◆ AIM OF THE EXERCISE ◆
Your task is to copy the listing exactly. Drop any pictures from the copy.

◆ STORED DATA ◆
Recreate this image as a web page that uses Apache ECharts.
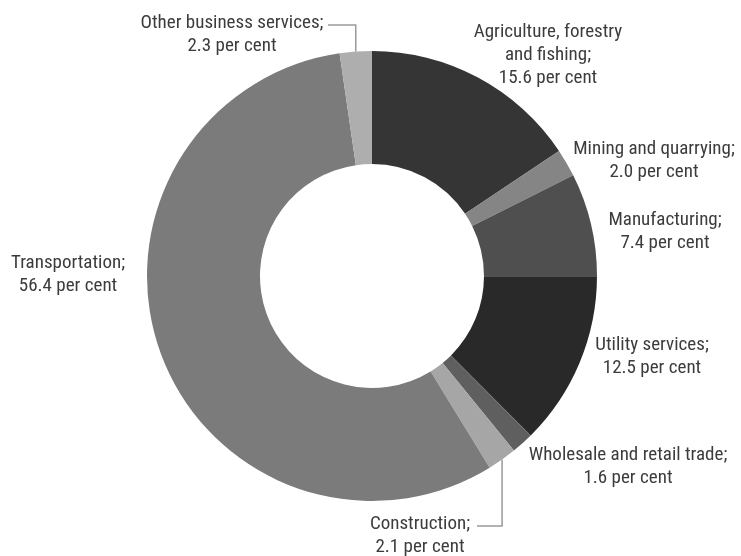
<!DOCTYPE html>
<html>
<head>
<meta charset="utf-8">
<script src="https://cdn.jsdelivr.net/npm/echarts@6/dist/echarts.min.js"></script>
<style>
  html, body { margin: 0; padding: 0; background: #ffffff; }
  #chart { width: 741px; height: 556px; }
</style>
</head>
<body>
<div id="chart"></div>
<script>
// Shares of the total by economic activity, per cent
const categories = [
  'Agriculture, forestry\nand fishing',
  'Mining and quarrying',
  'Manufacturing',
  'Utility services',
  'Wholesale and retail trade',
  'Construction',
  'Transportation',
  'Other business services'
];
const shares = [15.6, 2.0, 7.4, 12.5, 1.6, 2.1, 56.4, 2.3];
const sliceColors = ['#353535', '#858585', '#4f4f4f', '#292929', '#5f5f5f', '#a6a6a6', '#7b7b7b', '#aeaeae'];

// Label block centres; elbow labels also carry the y of the horizontal run and its far end
const labelPlacement = [
  { x: 548, y: 55 },
  { x: 654, y: 161 },
  { x: 665, y: 232 },
  { x: 652, y: 357 },
  { x: 628, y: 467 },
  { x: 420, y: 536, lineY: 526, lineEndX: 477 },
  { x: 68,  y: 275 },
  { x: 232, y: 35,  lineY: 25,  lineEndX: 328 }
];

const chart = echarts.init(document.getElementById('chart'), null, { renderer: 'canvas' });

const data = categories.map((name, i) => ({
  name: name,
  value: shares[i],
  itemStyle: { color: sliceColors[i] },
  labelLine: { show: labelPlacement[i].lineY != null }
}));

chart.setOption({
  backgroundColor: '#ffffff',
  animation: false,
  series: [{
    type: 'pie',
    center: [372, 276],
    radius: [112, 225],
    startAngle: 90,
    clockwise: true,
    avoidLabelOverlap: false,
    silent: true,
    data: data,
    label: {
      show: true,
      position: 'outside',
      formatter: p => p.name + ';\n' + p.value.toFixed(1) + ' per cent',
      color: '#3c3c3c',
      // the weight slot also carries the font-stretch keyword for a narrow face
      fontWeight: 'condensed',
      fontFamily: 'Roboto, "Open Sans", sans-serif',
      fontSize: 19,
      lineHeight: 23
    },
    labelLine: {
      show: false,
      lineStyle: { color: '#9a9a9a', width: 1.5 }
    },
    labelLayout: function (params) {
      const pos = labelPlacement[params.dataIndex];
      const out = {
        x: pos.x,
        y: pos.y,
        align: 'center',
        verticalAlign: 'middle',
        hideOverlap: false
      };
      if (pos.lineY != null && params.labelLinePoints) {
        const start = params.labelLinePoints[0];
        out.labelLinePoints = [
          [start[0], start[1]],
          [start[0], pos.lineY],
          [pos.lineEndX, pos.lineY]
        ];
      }
      return out;
    }
  }]
});
</script>
</body>
</html>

◆ EXERCISE OUTPUT ◆
Recreate this image as a web page that uses Apache ECharts.
<!DOCTYPE html>
<html>
<head>
<meta charset="utf-8">
<script src="https://cdn.jsdelivr.net/npm/echarts@6/dist/echarts.min.js"></script>
<style>
  html, body { margin: 0; padding: 0; background: #ffffff; }
  #chart { width: 741px; height: 556px; }
</style>
</head>
<body>
<div id="chart"></div>
<script>
// Shares of the total by economic activity, per cent
const categories = [
  'Agriculture, forestry\nand fishing',
  'Mining and quarrying',
  'Manufacturing',
  'Utility services',
  'Wholesale and retail trade',
  'Construction',
  'Transportation',
  'Other business services'
];
const shares = [15.6, 2.0, 7.4, 12.5, 1.6, 2.1, 56.4, 2.3];
const sliceColors = ['#353535', '#858585', '#4f4f4f', '#292929', '#5f5f5f', '#a6a6a6', '#7b7b7b', '#aeaeae'];

// Label block centres; elbow labels also carry the y of the horizontal run and its far end
const labelPlacement = [
  { x: 548, y: 55 },
  { x: 654, y: 161 },
  { x: 665, y: 232 },
  { x: 652, y: 357 },
  { x: 628, y: 467 },
  { x: 420, y: 536, lineY: 526, lineEndX: 477 },
  { x: 68,  y: 275 },
  { x: 232, y: 35,  lineY: 25,  lineEndX: 328 }
];

const chart = echarts.init(document.getElementById('chart'), null, { renderer: 'canvas' });

const data = categories.map((name, i) => ({
  name: name,
  value: shares[i],
  itemStyle: { color: sliceColors[i] },
  labelLine: { show: labelPlacement[i].lineY != null }
}));

chart.setOption({
  backgroundColor: '#ffffff',
  animation: false,
  series: [{
    type: 'pie',
    center: [372, 276],
    radius: [112, 225],
    startAngle: 90,
    clockwise: true,
    avoidLabelOverlap: false,
    silent: true,
    data: data,
    label: {
      show: true,
      position: 'outside',
      formatter: p => p.name + ';\n' + p.value.toFixed(1) + ' per cent',
      color: '#3c3c3c',
      // the weight slot also carries the font-stretch keyword for a narrow face
      fontWeight: 'condensed',
      fontFamily: 'Roboto, "Open Sans", sans-serif',
      fontSize: 19,
      lineHeight: 23
    },
    labelLine: {
      show: false,
      lineStyle: { color: '#9a9a9a', width: 1.5 }
    },
    labelLayout: function (params) {
      const pos = labelPlacement[params.dataIndex];
      const out = {
        x: pos.x,
        y: pos.y,
        align: 'center',
        verticalAlign: 'middle',
        hideOverlap: false
      };
      if (pos.lineY != null && params.labelLinePoints) {
        const start = params.labelLinePoints[0];
        out.labelLinePoints = [
          [start[0], start[1]],
          [start[0], pos.lineY],
          [pos.lineEndX, pos.lineY]
        ];
      }
      return out;
    }
  }]
});
</script>
</body>
</html>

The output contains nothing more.